**TASK TO COMPLETE**.
Quote the listing in full, exactly as given, minus any pictures.

**DATA EXTRACT**.
————————
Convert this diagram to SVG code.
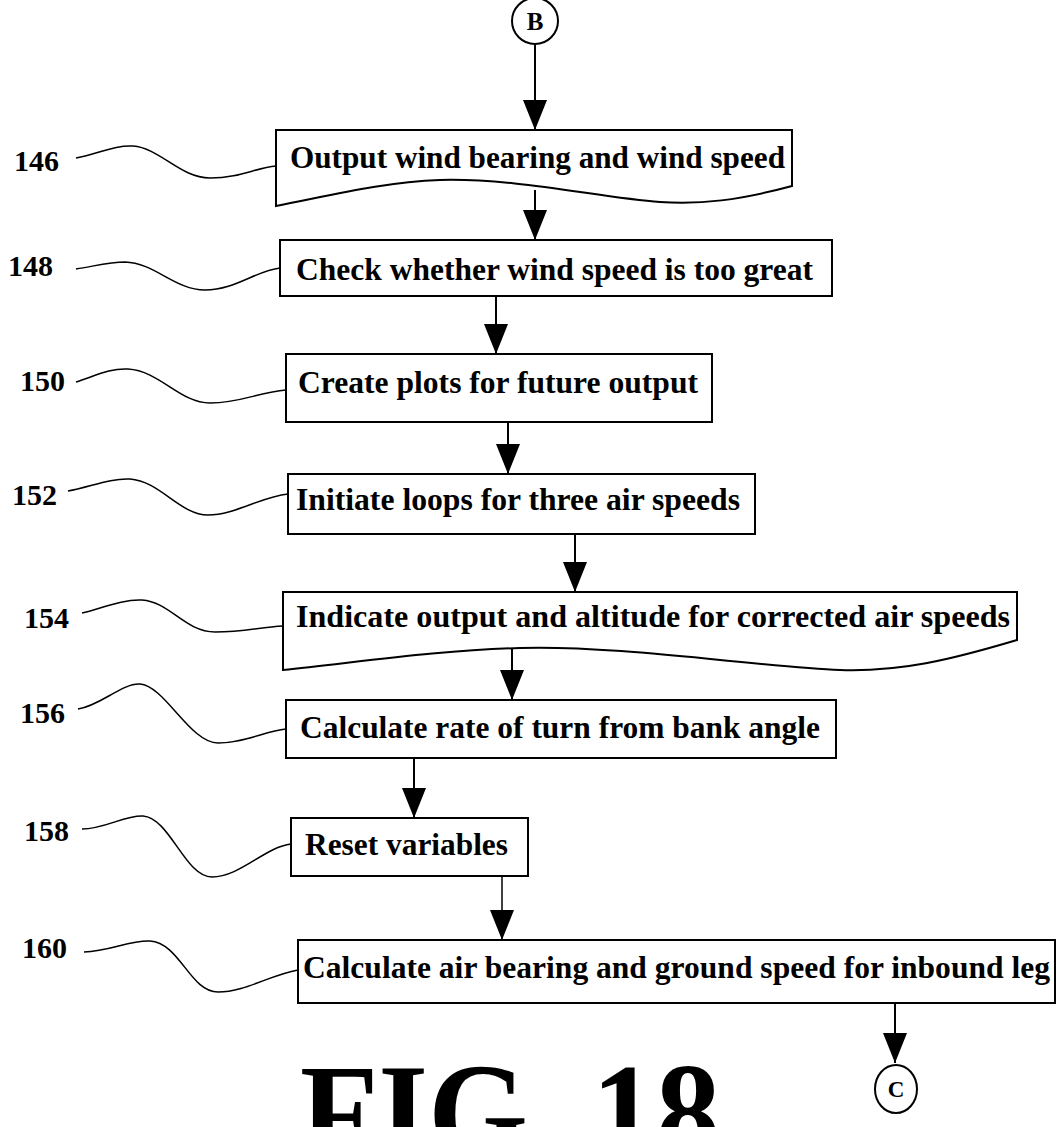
<svg xmlns="http://www.w3.org/2000/svg" width="1057" height="1127" viewBox="0 0 1057 1127">
<style>
.box{fill:#fff;stroke:#000;stroke-width:2}
.t{font-family:"Liberation Serif","Times New Roman",serif;font-weight:bold;font-size:31px;fill:#000}
.lbl{font-family:"Liberation Serif","Times New Roman",serif;font-weight:bold;font-size:30px;fill:#000}
.lead{fill:none;stroke:#000;stroke-width:1.5}
.conn{fill:none;stroke:#000;stroke-width:2;marker-end:url(#ah)}
</style>
<defs>
<marker id="ah" markerUnits="userSpaceOnUse" markerWidth="32" markerHeight="26" refX="30" refY="12" orient="auto">
<path d="M0,0 L30,12 L0,24 Z" fill="#000"/>
</marker>
</defs>
<rect width="1057" height="1127" fill="#fff"/>

<g id="connectors">
<line class="conn" x1="535" y1="44" x2="535" y2="130"/>
<line class="conn" x1="535" y1="190" x2="535" y2="240"/>
<line class="conn" x1="496" y1="296" x2="496" y2="354"/>
<line class="conn" x1="508" y1="422" x2="508" y2="474"/>
<line class="conn" x1="575" y1="534" x2="575" y2="592"/>
<line class="conn" x1="512" y1="648" x2="512" y2="700"/>
<line class="conn" x1="414" y1="758" x2="414" y2="818"/>
<line class="conn" x1="502" y1="876" x2="502" y2="940" style="stroke-width:1.5"/>
<line class="conn" x1="895" y1="1003" x2="895" y2="1063"/>
<path class="lead" d="M76,158 C100,153 115,145 133,146 C160,148 180,178 210,178 C240,178 255,168 276,166"/>
<path class="lead" d="M76,269 C95,266 110,262 125,262 C155,263 175,290 205,290 C235,290 255,271 280,268"/>
<path class="lead" d="M76,382 C95,376 110,368 128,369 C160,371 180,403 210,403 C240,403 260,392 286,390"/>
<path class="lead" d="M68,491 C90,487 110,478 130,479 C160,481 180,515 208,515 C235,515 260,497 288,494"/>
<path class="lead" d="M82,613 C100,609 122,599 142,600 C170,602 185,632 215,632 C245,632 260,627 283,626"/>
<path class="lead" d="M78,709 C100,706 122,683 140,684 C165,686 190,743 218,743 C245,743 265,731 286,729"/>
<path class="lead" d="M82,829 C105,829 125,815 143,816 C170,818 185,877 212,877 C240,877 265,847 291,844"/>
<path class="lead" d="M84,952 C110,951 130,940 150,941 C180,943 190,992 218,992 C245,992 270,975 298,970"/>
</g>

<g id="nodeB">
<circle cx="535" cy="21" r="23" class="box"/>
<text x="535" y="30" text-anchor="middle" class="t" style="font-size:25px">B</text>
</g>

<g id="n146">
<path class="box" d="M276,130 L792,130 L792,186 C740,200 700,205 660,202 C600,198 520,178 440,180 C380,182 320,198 276,206 Z"/>
<text x="290" y="168" class="t" textLength="495" lengthAdjust="spacingAndGlyphs">Output wind bearing and wind speed</text>
<text x="14" y="171" class="lbl">146</text>
</g>

<g id="n148">
<rect class="box" x="280" y="240" width="552" height="56"/>
<text x="296" y="280" class="t" textLength="517" lengthAdjust="spacingAndGlyphs">Check whether wind speed is too great</text>
<text x="8" y="276" class="lbl">148</text>
</g>

<g id="n150">
<rect class="box" x="286" y="354" width="426" height="68"/>
<text x="298" y="393" class="t" textLength="400" lengthAdjust="spacingAndGlyphs">Create plots for future output</text>
<text x="20" y="391" class="lbl">150</text>
</g>

<g id="n152">
<rect class="box" x="288" y="474" width="467" height="60"/>
<text x="296" y="510" class="t" textLength="444" lengthAdjust="spacingAndGlyphs">Initiate loops for three air speeds</text>
<text x="12" y="505" class="lbl">152</text>
</g>

<g id="n154">
<path class="box" d="M283,592 L1017,592 L1017,640 C950,660 900,672 840,670 C760,667 620,645 520,648 C440,650 360,662 283,670 Z"/>
<text x="296" y="627" class="t" textLength="714" lengthAdjust="spacingAndGlyphs">Indicate output and altitude for corrected air speeds</text>
<text x="24" y="628" class="lbl">154</text>
</g>

<g id="n156">
<rect class="box" x="286" y="700" width="550" height="58"/>
<text x="300" y="738" class="t" textLength="520" lengthAdjust="spacingAndGlyphs">Calculate rate of turn from bank angle</text>
<text x="20" y="723" class="lbl">156</text>
</g>

<g id="n158">
<rect class="box" x="291" y="818" width="237" height="58"/>
<text x="305" y="855" class="t" textLength="203" lengthAdjust="spacingAndGlyphs">Reset variables</text>
<text x="24" y="841" class="lbl">158</text>
</g>

<g id="n160">
<rect class="box" x="298" y="940" width="757" height="63"/>
<text x="303" y="978" class="t" textLength="747" lengthAdjust="spacingAndGlyphs">Calculate air bearing and ground speed for inbound leg</text>
<text x="22" y="958" class="lbl">160</text>
</g>

<g id="nodeC">
<ellipse cx="896" cy="1089" rx="21" ry="24" class="box"/>
<text x="896" y="1097" text-anchor="middle" class="t" style="font-size:23px">C</text>
</g>

<text x="300" y="1160" class="t" style="font-size:140px" textLength="420" lengthAdjust="spacingAndGlyphs">FIG. 18</text>
</svg>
————————
**TASK RESPONSE**.
Convert this diagram to SVG code.
<svg xmlns="http://www.w3.org/2000/svg" width="1057" height="1127" viewBox="0 0 1057 1127">
<style>
.box{fill:#fff;stroke:#000;stroke-width:2}
.t{font-family:"Liberation Serif","Times New Roman",serif;font-weight:bold;font-size:31px;fill:#000}
.lbl{font-family:"Liberation Serif","Times New Roman",serif;font-weight:bold;font-size:30px;fill:#000}
.lead{fill:none;stroke:#000;stroke-width:1.5}
.conn{fill:none;stroke:#000;stroke-width:2;marker-end:url(#ah)}
</style>
<defs>
<marker id="ah" markerUnits="userSpaceOnUse" markerWidth="32" markerHeight="26" refX="30" refY="12" orient="auto">
<path d="M0,0 L30,12 L0,24 Z" fill="#000"/>
</marker>
</defs>
<rect width="1057" height="1127" fill="#fff"/>

<g id="connectors">
<line class="conn" x1="535" y1="44" x2="535" y2="130"/>
<line class="conn" x1="535" y1="190" x2="535" y2="240"/>
<line class="conn" x1="496" y1="296" x2="496" y2="354"/>
<line class="conn" x1="508" y1="422" x2="508" y2="474"/>
<line class="conn" x1="575" y1="534" x2="575" y2="592"/>
<line class="conn" x1="512" y1="648" x2="512" y2="700"/>
<line class="conn" x1="414" y1="758" x2="414" y2="818"/>
<line class="conn" x1="502" y1="876" x2="502" y2="940" style="stroke-width:1.5"/>
<line class="conn" x1="895" y1="1003" x2="895" y2="1063"/>
<path class="lead" d="M76,158 C100,153 115,145 133,146 C160,148 180,178 210,178 C240,178 255,168 276,166"/>
<path class="lead" d="M76,269 C95,266 110,262 125,262 C155,263 175,290 205,290 C235,290 255,271 280,268"/>
<path class="lead" d="M76,382 C95,376 110,368 128,369 C160,371 180,403 210,403 C240,403 260,392 286,390"/>
<path class="lead" d="M68,491 C90,487 110,478 130,479 C160,481 180,515 208,515 C235,515 260,497 288,494"/>
<path class="lead" d="M82,613 C100,609 122,599 142,600 C170,602 185,632 215,632 C245,632 260,627 283,626"/>
<path class="lead" d="M78,709 C100,706 122,683 140,684 C165,686 190,743 218,743 C245,743 265,731 286,729"/>
<path class="lead" d="M82,829 C105,829 125,815 143,816 C170,818 185,877 212,877 C240,877 265,847 291,844"/>
<path class="lead" d="M84,952 C110,951 130,940 150,941 C180,943 190,992 218,992 C245,992 270,975 298,970"/>
</g>

<g id="nodeB">
<circle cx="535" cy="21" r="23" class="box"/>
<text x="535" y="30" text-anchor="middle" class="t" style="font-size:25px">B</text>
</g>

<g id="n146">
<path class="box" d="M276,130 L792,130 L792,186 C740,200 700,205 660,202 C600,198 520,178 440,180 C380,182 320,198 276,206 Z"/>
<text x="290" y="168" class="t" textLength="495" lengthAdjust="spacingAndGlyphs">Output wind bearing and wind speed</text>
<text x="14" y="171" class="lbl">146</text>
</g>

<g id="n148">
<rect class="box" x="280" y="240" width="552" height="56"/>
<text x="296" y="280" class="t" textLength="517" lengthAdjust="spacingAndGlyphs">Check whether wind speed is too great</text>
<text x="8" y="276" class="lbl">148</text>
</g>

<g id="n150">
<rect class="box" x="286" y="354" width="426" height="68"/>
<text x="298" y="393" class="t" textLength="400" lengthAdjust="spacingAndGlyphs">Create plots for future output</text>
<text x="20" y="391" class="lbl">150</text>
</g>

<g id="n152">
<rect class="box" x="288" y="474" width="467" height="60"/>
<text x="296" y="510" class="t" textLength="444" lengthAdjust="spacingAndGlyphs">Initiate loops for three air speeds</text>
<text x="12" y="505" class="lbl">152</text>
</g>

<g id="n154">
<path class="box" d="M283,592 L1017,592 L1017,640 C950,660 900,672 840,670 C760,667 620,645 520,648 C440,650 360,662 283,670 Z"/>
<text x="296" y="627" class="t" textLength="714" lengthAdjust="spacingAndGlyphs">Indicate output and altitude for corrected air speeds</text>
<text x="24" y="628" class="lbl">154</text>
</g>

<g id="n156">
<rect class="box" x="286" y="700" width="550" height="58"/>
<text x="300" y="738" class="t" textLength="520" lengthAdjust="spacingAndGlyphs">Calculate rate of turn from bank angle</text>
<text x="20" y="723" class="lbl">156</text>
</g>

<g id="n158">
<rect class="box" x="291" y="818" width="237" height="58"/>
<text x="305" y="855" class="t" textLength="203" lengthAdjust="spacingAndGlyphs">Reset variables</text>
<text x="24" y="841" class="lbl">158</text>
</g>

<g id="n160">
<rect class="box" x="298" y="940" width="757" height="63"/>
<text x="303" y="978" class="t" textLength="747" lengthAdjust="spacingAndGlyphs">Calculate air bearing and ground speed for inbound leg</text>
<text x="22" y="958" class="lbl">160</text>
</g>

<g id="nodeC">
<ellipse cx="896" cy="1089" rx="21" ry="24" class="box"/>
<text x="896" y="1097" text-anchor="middle" class="t" style="font-size:23px">C</text>
</g>

<text x="300" y="1160" class="t" style="font-size:140px" textLength="420" lengthAdjust="spacingAndGlyphs">FIG. 18</text>
</svg>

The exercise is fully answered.